If you are not attacking someone when you get critted, the free attack happens when you attack for the first time. And for some reason, this will stack. Two crits gives you two free attacks. Three crits, three attacks, and so on. It used to be that you could store an arbitrary number of attacks. Then a paladin soloed Lord Kazzak. Within 48 hours, Reckoning was hotfixed to only store 4 charges.

Note that there is no actual UI support to determine how many Reckoning charges you have. It's completely hidden. However, delaying the attack is important, because the talent shouldn't punish the paladin for being in the middle of a heal when she gets critted.

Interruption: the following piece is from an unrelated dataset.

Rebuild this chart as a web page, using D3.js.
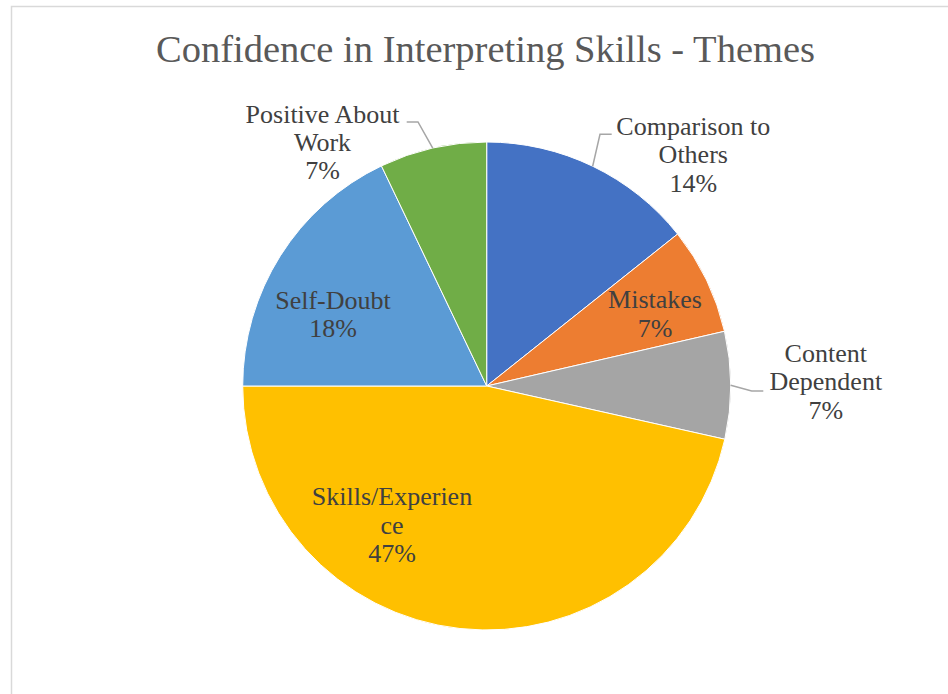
<!DOCTYPE html>
<html>
<head>
<meta charset="utf-8">
<script src="https://cdn.jsdelivr.net/npm/d3@7"></script>
<style>
  html, body { margin: 0; padding: 0; background: #fff; }
  svg { display: block; }
  .serif { font-family: "Liberation Serif", "Times New Roman", Times, "DejaVu Serif", serif; }
</style>
</head>
<body>
<div id="chart"></div>
<script>
// Theme shares (percent of responses)
const themes = ["Comparison to Others", "Mistakes", "Content Dependent", "Skills/Experience", "Self-Doubt", "Positive About Work"];
const shares = [14.3, 7.1, 7.1, 46.5, 17.9, 7.1];
// Label text, broken into lines as displayed
const labelLines = [
  ["Comparison to", "Others"],
  ["Mistakes"],
  ["Content", "Dependent"],
  ["Skills/Experien", "ce"],
  ["Self-Doubt"],
  ["Positive About", "Work"]
];
const colors = ["#4472C4", "#ED7D31", "#A5A5A5", "#FFC000", "#5B9BD5", "#70AD47"];

// Label block placement relative to the pie centre, and leader elbows for outside labels
const labelOffsets = [[206.6, -222.7], [168.3, -63.5], [339.1, 4.3], [-94.7, 147.6], [-153.7, -62.8], [-164.2, -235.1]];
const leaders = [
  { elbow: [113.3, -251.7], end: [125, -251.7] },
  null,
  { elbow: [265, 5], end: [276.6, 5] },
  null,
  null,
  { elbow: [-68.7, -264], end: [-80, -264] }
];

const W = 948, H = 694;
const cx = 486.7, cy = 386, R = 244;
const lineH = 28.4;

const svg = d3.select("#chart").append("svg")
  .attr("width", W).attr("height", H);

// Chart area frame
svg.append("rect")
  .attr("x", 11.5).attr("y", 6.5)
  .attr("width", 1000).attr("height", 1000)
  .attr("fill", "none")
  .attr("stroke", "#d9d9d9")
  .attr("stroke-width", 1.5);

svg.append("text")
  .attr("class", "serif")
  .attr("x", 485.5).attr("y", 61.5)
  .attr("text-anchor", "middle")
  .attr("font-size", 38.5)
  .attr("fill", "#595959")
  .text("Confidence in Interpreting Skills - Themes");

const data = themes.map((t, i) => ({ theme: t, value: shares[i], i }));
const pie = d3.pie().value(d => d.value).sort(null);
const arcs = pie(data);
const arc = d3.arc().innerRadius(0).outerRadius(R);

const g = svg.append("g").attr("transform", `translate(${cx},${cy})`);

g.selectAll("path.slice")
  .data(arcs)
  .join("path")
  .attr("class", "slice")
  .attr("d", arc)
  .attr("fill", d => colors[d.data.i])
  .attr("stroke", "#fff")
  .attr("stroke-width", 1);

// Leader lines from slice edge to outside labels
arcs.forEach(a => {
  const L = leaders[a.data.i];
  if (!L) return;
  const mid = (a.startAngle + a.endAngle) / 2;
  const p0 = [R * Math.sin(mid), -R * Math.cos(mid)];
  g.append("polyline")
    .attr("points", [p0, L.elbow, L.end].map(p => p.join(",")).join(" "))
    .attr("fill", "none")
    .attr("stroke", "#a6a6a6")
    .attr("stroke-width", 1.5);
});

// Data labels: category lines plus rounded percentage
arcs.forEach(a => {
  const i = a.data.i;
  const lines = labelLines[i].concat([Math.round(a.data.value) + "%"]);
  const [ox, oy] = labelOffsets[i];
  const t = g.append("text")
    .attr("class", "serif")
    .attr("text-anchor", "middle")
    .attr("font-size", 26)
    .attr("fill", "#404040");
  lines.forEach((ln, k) => {
    t.append("tspan")
      .attr("x", ox)
      .attr("y", oy + (k - (lines.length - 1) / 2) * lineH)
      .text(ln);
  });
});
</script>
</body>
</html>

So the actual way that Reckoning is used is that the paladin will stand around healing herself and hope people attacking her crit. After she stores 4 charges, she targets someone, usually a cloth-wearer, and unleashes 4 simultaneous attacks. This burst damage is often enough to kill someone (or at least heavily damage them).

I think it's pretty clear that people are not using Reckoning as the developers envisioned it. The lack of UI support, the talent not mentioning the charge cap, and the fact that the original version allowed for infinite attacks, all point to this conclusion. I think that it was unintended behaviour--a bug, in fact--that the developers decided was not worth the cost of fixing. And yet this bug is one of the best strategies for actually killing someone in PvP!

To me, this just seems wrong, and is somewhat emblematic of the entire development attitude towards the paladin. Reckoning, as it is meant to be used, is flawed. It does not give you the extra attack it promises! It's only because the talent is bugged, and the bug exploited, that Reckoning is in anyway useful.

I think the developers need to fix Reckoning, even if it upsets all the Reckoning-bomb paladins. Reckoning should give ONE actual instant extra attack. If this fix makes paladins even weaker in PvP, then new abilities should be added, or old ones enhanced. The paladin class shouldn't have to rely on a bugged implementation of an ability to deal damage in PvP.